A new paper from think tank Policy Exchange proposing that the government encourages, promotes or establishes a new school of architecture and urban design dedicated to placemaking has been welcomed by Communities and Levelling up secretary Michael Gove. The School of Place would seek to ensure that architects, planners and built environment professionals had access “to the best theories, principles and, most importantly, practices that will enable them to consistently deliver liveable, successful and sustainable places that embody the very highest standards of architectural and urban design” says the paper.
Promoting a wider understanding of placemaking was one of the key recommendations of the Building Better Building Beautiful Commission’s Living With Beauty report, which Policy Exchange says is the political evolution of its Building Beautiful programme.
In a Foreword to the document Michael Gove says that while the British tradition of great architecture continues to flourish, “all too frequently in Britain the places around it do not.” What would otherwise be good housing developments are let down by poor landscaping or indifferent or insipid urban character and “town centres in our great cities are still gridlocked by arterial highways that sever them from the suburban communities they are meant to both serve and represent”.

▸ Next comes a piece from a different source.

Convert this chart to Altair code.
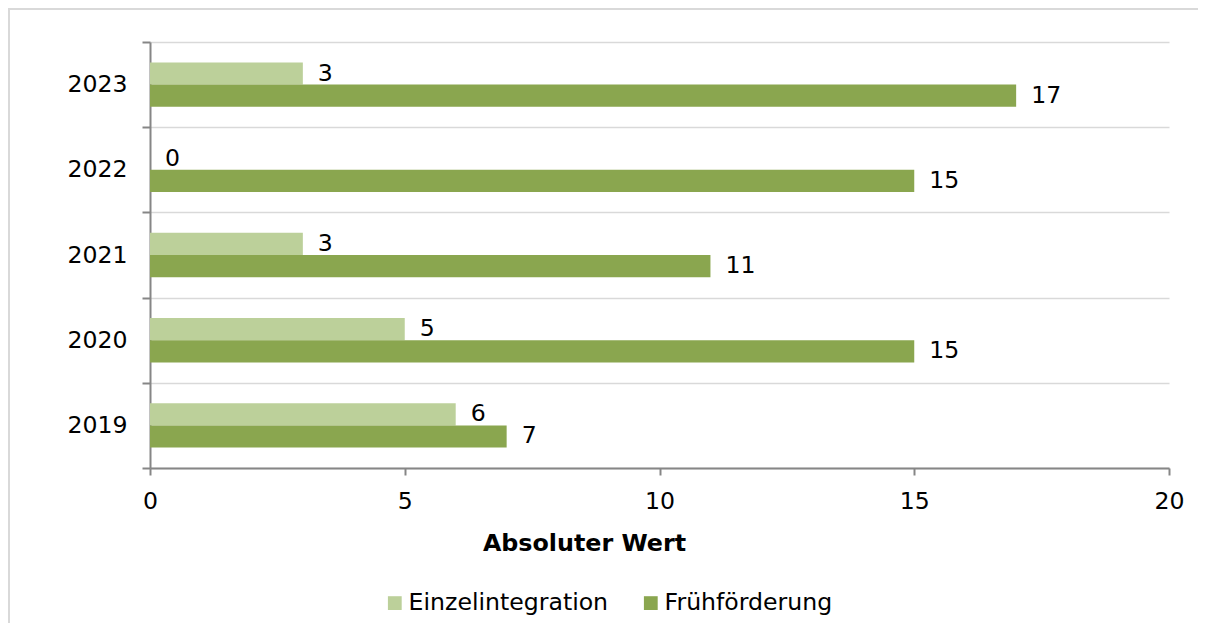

“Places must be at the heart of levelling up but if places themselves have no heart and soul, then levelling up too will falter.”
“We must do all we can to ensure a new generation of built environment professionals are armed with the best skills and techniques possible to enable them to go out and build beautiful, sustainable places in which people and communities can thrive,” and better designed new housing developments more easily win support.
Gove says he is ecouraged “by the robust multi-disciplinary and multi-vocational approach this paper proposes.” Public realm was a product of many ingredients going beyond Architecture, he stressed, including town planning, urban design, transport, engineering, landscaping, public art, heritage conservation and commercial development. “By bringing all these disciplines together in a spirt of collaborative unanimity, many of the latent hierarchical and institutional impediments that traditionally afflict both the teaching and practice of urban renewal strategies could be erased.”
The placemaking skills gap had been identified by the Building Better Building Beautiful Commission’s report, as a key obstacle to the attainment of ae higher quality urban environment, and had proposed reforms to professional education and the establishment of “new pathways” to professional accreditation Gove points out.